A high-performing charter school creates income diversity in Atlanta

A writer at The Hechinger Report describes how Atlanta’s East Lake neighborhood is being transformed by a combination of a high performing charter school and a mixed-income public housing strategy. “Rich Kid, Poor Kid: How Mixed Neighborhoods Could Save America’s Schools”, Sarah Garland, The Atlantic, July 24, 2012.

The Charles R. Drew Charter School — the first charter school in Atlanta — opened in East Lake in 2000.

[A]s measured by state test scores, Drew Charter School has jumped from the worst in the city to the fourth best. The school is 93 percent African-American. Next year, school officials predict that about a third of its students will be drawn from middle-class families, up from less than a quarter in the 2004-2005 school year. Back then, the school was 100 percent African-American.

The neighborhood has changed, too:

The transformation has been, for the most part, a great success. Crime rates, which were sky high during the 1990s, have plummeted. The average income of subsidized tenants is still well below the federal poverty line, but it rose from about $4,500 in the mid-nineties to nearly $16,000 a decade later. The racial composition of the surrounding area has changed, too. In one census tract encompassing East Lake, the percentage of whites rose from 14 percent to nearly a third between 2000 and 2010.

The changes to the school and the neighborhood occurred together with the arrival of new amenities in the neighborhood:

The Charles Drew Charter School has been combined with federally subsidized housing for impoverished tenants with market-rate apartments that attract university students — some from nearby Georgia State in downtown Atlanta — young professionals and, increasingly, middle-class families. A new grocery store, a YMCA, two preschool programs, a bank, a farmer’s market, a community garden and two golf courses — one public and one private — serve the immediate neighborhood.

Having middle class families in the mix seems to contribute to the school’s success. Middle class parents have political and economic clout to fight for more upgrades at the school. Also, lower-income students may learn life skills and higher expectations from their middle-class peers.

The East Lake Foundation coordinated these changes in Atlanta. Its sister organization, Purpose Built Communities, is trying to replicate the “holistic revitalization” strategy in other cities, including New Orleans.

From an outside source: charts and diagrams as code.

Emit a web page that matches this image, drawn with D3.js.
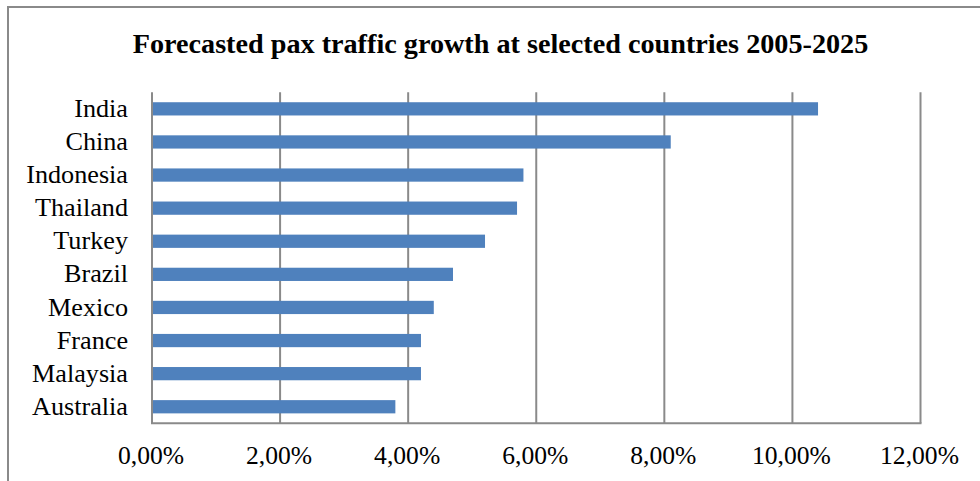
<!DOCTYPE html>
<html>
<head>
<meta charset="utf-8">
<script src="https://cdn.jsdelivr.net/npm/d3@7"></script>
<style>
  html, body { margin: 0; padding: 0; background: #fff; }
  svg { display: block; }
</style>
</head>
<body>
<svg id="chart" width="980" height="481"></svg>
<script>
// Forecast annual passenger traffic growth, 2005-2025
const countries = ["India", "China", "Indonesia", "Thailand", "Turkey", "Brazil", "Mexico", "France", "Malaysia", "Australia"];
const growth = [0.104, 0.081, 0.058, 0.057, 0.052, 0.047, 0.044, 0.042, 0.042, 0.038];
const tickValues = [0, 0.02, 0.04, 0.06, 0.08, 0.10, 0.12];
const title = "Forecasted pax traffic growth at selected countries 2005-2025";

const rows = countries.map((c, i) => ({ country: c, value: growth[i] }));

const svg = d3.select("#chart");
const serif = "'Liberation Serif', 'Times New Roman', serif";
const gridColor = "#8a8a8a";

// outer frame
svg.append("rect")
  .attr("x", 8).attr("y", 7)
  .attr("width", 1000).attr("height", 500)
  .attr("fill", "none")
  .attr("stroke", "#8a8a8a")
  .attr("stroke-width", 2);

const plot = { left: 152, right: 920.5, top: 92.3, bottom: 423.3 };

const x = d3.scaleLinear().domain([0, 0.12]).range([plot.left, plot.right]);
const y = d3.scaleBand()
  .domain(countries)
  .range([plot.top, plot.bottom])
  .paddingInner(0.6)
  .paddingOuter(0.3);

// title
svg.append("text")
  .attr("x", 500.5).attr("y", 53)
  .attr("text-anchor", "middle")
  .attr("font-family", serif)
  .attr("font-weight", "bold")
  .attr("font-size", 28.2)
  .attr("fill", "#000")
  .text(title);

// vertical gridlines
svg.append("g")
  .selectAll("line")
  .data(tickValues)
  .join("line")
  .attr("x1", d => x(d)).attr("x2", d => x(d))
  .attr("y1", plot.top).attr("y2", plot.bottom)
  .attr("stroke", gridColor)
  .attr("stroke-width", 2);

// bottom axis line
svg.append("line")
  .attr("x1", plot.left - 1).attr("x2", plot.right + 1)
  .attr("y1", plot.bottom).attr("y2", plot.bottom)
  .attr("stroke", gridColor)
  .attr("stroke-width", 2);

// bars
svg.append("g")
  .selectAll("rect")
  .data(rows)
  .join("rect")
  .attr("x", x(0) + 1)
  .attr("y", d => y(d.country))
  .attr("width", d => x(d.value) - x(0) - 1)
  .attr("height", y.bandwidth())
  .attr("fill", "#4f81bd");

// x axis labels
const fmt = v => (v * 100).toFixed(2).replace(".", ",") + "%";
const xAxis = d3.axisBottom(x)
  .tickValues(tickValues)
  .tickFormat(fmt)
  .tickSize(0)
  .tickPadding(0);
const gx = svg.append("g")
  .attr("transform", `translate(-1.5,${plot.bottom})`)
  .call(xAxis);
gx.select(".domain").remove();
gx.selectAll("text")
  .attr("y", 41)
  .attr("dy", 0)
  .attr("font-family", serif)
  .attr("font-size", 25.6)
  .attr("fill", "#000");

// category labels
const yAxis = d3.axisLeft(y).tickSize(0).tickPadding(0);
const gy = svg.append("g")
  .attr("transform", `translate(128,0)`)
  .call(yAxis);
gy.select(".domain").remove();
gy.selectAll("text")
  .attr("x", 0)
  .attr("dy", "0.31em")
  .attr("font-family", serif)
  .attr("font-size", 26.2)
  .attr("fill", "#000");
</script>
</body>
</html>
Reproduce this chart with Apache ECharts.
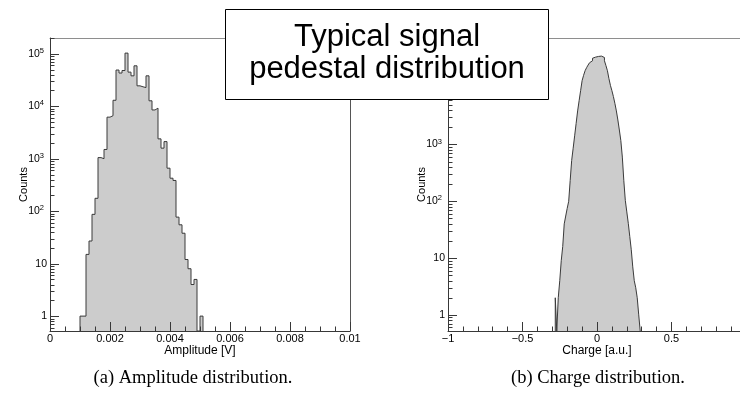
<!DOCTYPE html>
<html>
<head>
<meta charset="utf-8">
<script src="https://cdn.jsdelivr.net/npm/echarts@6/dist/echarts.min.js"></script>
<style>
  html, body { margin: 0; padding: 0; background: #ffffff; }
  #chart { width: 740px; height: 399px; }
</style>
</head>
<body>
<div id="chart"></div>
<script>
// Amplitude histogram: 0.0001 V wide bins, first filled bin starts at 0.0010 V
const ampBinStart = 0.0010;
const ampBinWidth = 0.0001;
const ampCounts = [
  1, 1, 15, 27, 87, 176, 1050, 1000, 1500, 6200,
  6600, 13000, 49000, 43000, 48000, 103000, 44700, 38000, 59000, 24500,
  23500, 22700, 38000, 12700, 8500, 9200, 2390, 1590, 2120, 660,
  425, 385, 77, 55, 38, 12, 8, 4, 5, 0,
  1
];

// Charge histogram: 0.01 wide bins, first filled bin starts at -0.28
const chargeBinStart = -0.28;
const chargeBinWidth = 0.01;
const chargeCounts = [
  2, 0, 2, 4, 9, 16, 40, 55, 75, 100,
  232, 523, 860, 1420, 2350, 3900, 5900, 8870, 13300, 16500,
  19900, 22500, 25000, 27500, 29800, 33000, 34500, 36500, 35500, 37000,
  36000, 36800, 34000, 29800, 24500, 19900, 14500, 11000, 8870, 7000,
  5300, 3900, 2700, 1800, 1170, 600, 230, 104, 65, 41,
  24, 14, 7, 4, 3, 2, 1
];

// Tick labels
const ampXTicks = [0, 0.002, 0.004, 0.006, 0.008, 0.01];
const chargeXTicks = [-1, -0.5, 0, 0.5, 1];
const ampYDecades = [0, 1, 2, 3, 4, 5];
const chargeYDecades = [0, 1, 2, 3, 4];

const AMP_Y = [0.52, 2e5];
const CHG_Y = [0.52, 7.5e4];

const AXIS = '#383838';
const SANS = "'Liberation Sans', Arial, Helvetica, sans-serif";
const SERIF = "'Liberation Serif', 'Times New Roman', serif";

// Outline of a histogram as a stepped polyline; empty bins fall to the axis floor
function histogramPoints(start, width, counts, floor) {
  const r = v => Math.round(v * 1e7) / 1e7;
  const pts = [[r(start), floor]];
  counts.forEach((c, i) => pts.push([r(start + i * width), c > 0 ? c : floor]));
  pts.push([r(start + counts.length * width), floor]);
  return pts;
}

// Tick values of a base-10 log axis: decades plus 2..9 multiples inside the range
function logTickValues(range) {
  const lo = Math.floor(Math.log10(range[0])), hi = Math.ceil(Math.log10(range[1]));
  const out = [];
  for (let d = lo; d <= hi; d++) {
    for (let m = 1; m <= 9; m++) {
      const v = m * Math.pow(10, d);
      if (v >= range[0] && v <= range[1]) out.push(v);
    }
  }
  return out;
}

function isDecade(v) {
  const e = Math.log10(v);
  return Math.abs(e - Math.round(e)) < 1e-6;
}

function logLabel(decades) {
  return function (v) {
    const k = Math.round(Math.log10(v));
    if (!isDecade(v) || decades.indexOf(k) < 0) return '';
    if (k === 0) return '{n|1}';
    if (k === 1) return '{n|10}';
    return '{n|10}{e|' + k + '}';
  };
}

function yLogAxis(gridIndex, range, decades) {
  return {
    type: 'log', logBase: 10, gridIndex: gridIndex,
    min: range[0], max: range[1], z: 5,
    axisLine: { show: true, onZero: false, lineStyle: { color: AXIS, width: 1 } },
    axisTick: { show: false },
    minorTick: { show: false },
    splitLine: { show: false }, minorSplitLine: { show: false },
    nameLocation: 'middle', name: 'Counts', nameRotate: 90, nameGap: 21,
    nameMoveOverlap: false,
    nameTextStyle: { fontFamily: SANS, fontSize: 11, color: '#000' },
    axisLabel: {
      margin: 3, color: '#000', fontFamily: SANS,
      formatter: logLabel(decades),
      rich: {
        n: { fontFamily: SANS, fontSize: 10.5, lineHeight: 14, color: '#000' },
        e: { fontFamily: SANS, fontSize: 7.5, lineHeight: 8, verticalAlign: 'top', color: '#000', padding: [0, 3, 0, 0] }
      }
    }
  };
}

function xValueAxis(gridIndex, min, max, interval, minorSplit, ticks, name, fmt) {
  return {
    type: 'value', gridIndex: gridIndex, position: 'bottom',
    min: min, max: max, interval: interval, z: 5,
    axisLine: { show: true, onZero: false, lineStyle: { color: AXIS, width: 1 } },
    axisTick: { show: true, inside: true, length: 9, lineStyle: { color: AXIS, width: 1 } },
    minorTick: { show: true, splitNumber: minorSplit, length: 4.5, lineStyle: { color: AXIS, width: 1 } },
    splitLine: { show: false }, minorSplitLine: { show: false },
    name: name, nameLocation: 'middle', nameGap: 14, nameMoveOverlap: false,
    nameTextStyle: { fontFamily: SANS, fontSize: 12, color: '#000' },
    axisLabel: {
      customValues: ticks, margin: 2, fontFamily: SANS, fontSize: 11, color: '#000',
      formatter: fmt
    }
  };
}

// Plain frame edges (top and right sides of each pad)
function frameX(gridIndex) {
  return {
    type: 'value', gridIndex: gridIndex, position: 'top', min: 0, max: 1, z: 4,
    axisLine: { show: true, onZero: false, lineStyle: { color: '#8e8e8e', width: 1 } },
    axisTick: { show: false }, axisLabel: { show: false }, splitLine: { show: false }
  };
}
function frameY(gridIndex) {
  return {
    type: 'value', gridIndex: gridIndex, position: 'right', min: 0, max: 1, z: 4,
    axisLine: { show: true, onZero: false, lineStyle: { color: '#555555', width: 1 } },
    axisTick: { show: false }, axisLabel: { show: false }, splitLine: { show: false }
  };
}

function histSeries(xi, yi, data) {
  return {
    type: 'line', xAxisIndex: xi, yAxisIndex: yi, data: data,
    step: 'end', symbol: 'none', silent: true, z: 2,
    lineStyle: { color: '#3a3a3a', width: 1 },
    areaStyle: { color: '#cccccc', opacity: 1, origin: 'start' }
  };
}

// Inward tick marks along the left edge of a log axis (long at decades, short between)
function yTickSeries(xi, yi, xLeft, range) {
  return {
    type: 'custom', xAxisIndex: xi, yAxisIndex: yi, silent: true, clip: false, z: 50,
    data: logTickValues(range).map(v => [xLeft, v]),
    renderItem: function (params, api) {
      const v = api.value(1);
      const p = api.coord([api.value(0), v]);
      const len = isDecade(v) ? 9 : 4.5;
      const y = Math.round(p[1]) + 0.5;
      return {
        type: 'line',
        shape: { x1: p[0], y1: y, x2: p[0] + len, y2: y },
        style: { stroke: AXIS, lineWidth: 1 }
      };
    }
  };
}

const minusFmt = v => String(v).replace('-', '\u2212');

const chart = echarts.init(document.getElementById('chart'), null, { renderer: 'canvas' });
chart.setOption({
  animation: false,
  backgroundColor: '#ffffff',
  grid: [
    { left: 50, top: 38, width: 300, height: 293, outerBoundsMode: 'none', containLabel: false },
    { left: 448, top: 38, width: 298, height: 293, outerBoundsMode: 'none', containLabel: false }
  ],
  xAxis: [
    xValueAxis(0, 0, 0.01, 0.002, 4, ampXTicks, 'Amplitude [V]', v => String(v)),
    xValueAxis(1, -1, 1, 0.5, 5, chargeXTicks, 'Charge [a.u.]', minusFmt),
    frameX(0),
    frameX(1)
  ],
  yAxis: [
    yLogAxis(0, AMP_Y, ampYDecades),
    yLogAxis(1, CHG_Y, chargeYDecades),
    frameY(0),
    frameY(1)
  ],
  series: [
    histSeries(0, 0, histogramPoints(ampBinStart, ampBinWidth, ampCounts, AMP_Y[0])),
    histSeries(1, 1, histogramPoints(chargeBinStart, chargeBinWidth, chargeCounts, CHG_Y[0])),
    yTickSeries(0, 0, 0, AMP_Y),
    yTickSeries(1, 1, -1, CHG_Y)
  ],
  graphic: [
    {
      type: 'rect', z: 100,
      shape: { x: 225.5, y: 9.5, width: 323, height: 90 },
      style: { fill: '#ffffff', stroke: '#000000', lineWidth: 1 }
    },
    {
      type: 'text', z: 101, x: 387, y: 37.5,
      style: { text: 'Typical signal', fill: '#000', font: "31px " + SANS, textAlign: 'center', textVerticalAlign: 'middle' }
    },
    {
      type: 'text', z: 101, x: 387, y: 69,
      style: { text: 'pedestal distribution', fill: '#000', font: "31px " + SANS, textAlign: 'center', textVerticalAlign: 'middle' }
    },
    {
      type: 'text', z: 101, x: 193, y: 378,
      style: { text: '(a) Amplitude distribution.', fill: '#000', font: "18.5px " + SERIF, textAlign: 'center', textVerticalAlign: 'middle' }
    },
    {
      type: 'text', z: 101, x: 598, y: 378,
      style: { text: '(b) Charge distribution.', fill: '#000', font: "18.5px " + SERIF, textAlign: 'center', textVerticalAlign: 'middle' }
    }
  ]
});
</script>
</body>
</html>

What can San Antonio learn from the East Lake experience? San Antonio’s East Side has overlapping federal grants: a Choice Neighborhood grant to the San Antonio Housing Authority for improvements at Wheatley Courts, and a Promise Neighborhood grant (inspired by the work of Geoffrey Canada and others at the Harlem Children’s Zone) to the United Way of San Antonio creating the Eastside Promise Neighborhood. See “The best economic policy helps US ‘out-educate’ world”, Shaun Donovan and Arne Duncan, The Hill, March 18, 2011; “Eastside Promise and Wheatley Choice Neighborhood programs holding wedding ceremony”, Analisa Nazareno, NOWCAST San Antonio, February 27, 2012.

By leveraging a Choice Neighborhood (better public housing) with a Promise Neighborhood (better schools), San Antonio leaders are following the East Lake playbook. But consider the list of designated Promise Schools: Tynan Early Childhood Center, Wheatley Middle School, Bowden Elementary, Washington Elementary, Pershing Elementary, and Sam Houston High School — all in San Antonio ISD. At East Lake, the presence of Drew Charter, a high-performing charter school, was essential to the neighborhood’s revival. Why not in San Antonio?